An unfortunate part of being a wrestling fan is the inevitability that, on occasion, news will break concerning the death of a performer. Longtime fans have seen it again and again, and without question the laundry list of heart attacks, overdoses and suicides, regardless of how tragic in some cases, and how shocking in others, to a point becomes desensitizing. Many, including yours truly, were upset when Eddie Guerrero died, but beyond that, none really strike much of a chord beyond being a downer or a surreal subject of discussion, because of its commonplace nature. We've seen Owen Hart fall from a ceiling to the ring on live Pay-Per-View, and we've seen Chris Benoit, considered one of the most honest and standup guys in wrestling, murder his wife and seven year old son before hanging himself. So needless to say, the shock value aspect of such events is lost on people that have been following the business for any duration.
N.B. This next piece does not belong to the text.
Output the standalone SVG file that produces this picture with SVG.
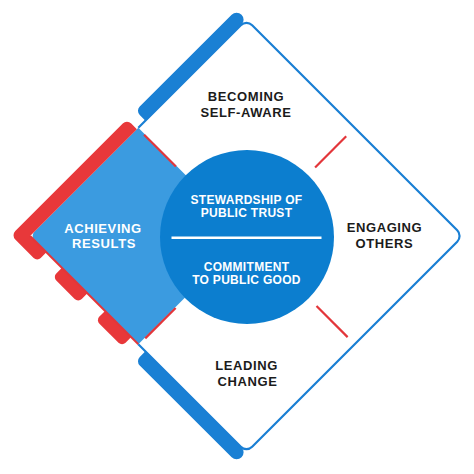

"Sweet and Sour" Larry Sweeney was found dead last Monday, hanging himself from a wrestling ringpost. Sweeney, real name Alex Whybrow, had turned 30 years old just two months prior, and had struggled with bipolar disorder for years. His most famous work came as a manager in Ring Of Honor, particularly in 2007 and 2008, where his unbelievable charisma and speaking ability made him one of the best characters in company history. He was a complete throwback, seemingly teleported from another era, where his over the top mannerisms and obnoxious comments would have been rewarded with a position as one of the most famous personalities in wrestling. You can just watch him, in his element as a manager, and just marvel at how entertaining he is.
And his death, for whatever reason, really bothers me.
It's strange enough that it bothers me considering I never once met the man, but when I think about how so many have died and haven't affected me at all, it really makes me think about why his particular case has had me so down, and I'm not sure I can come up with the reason.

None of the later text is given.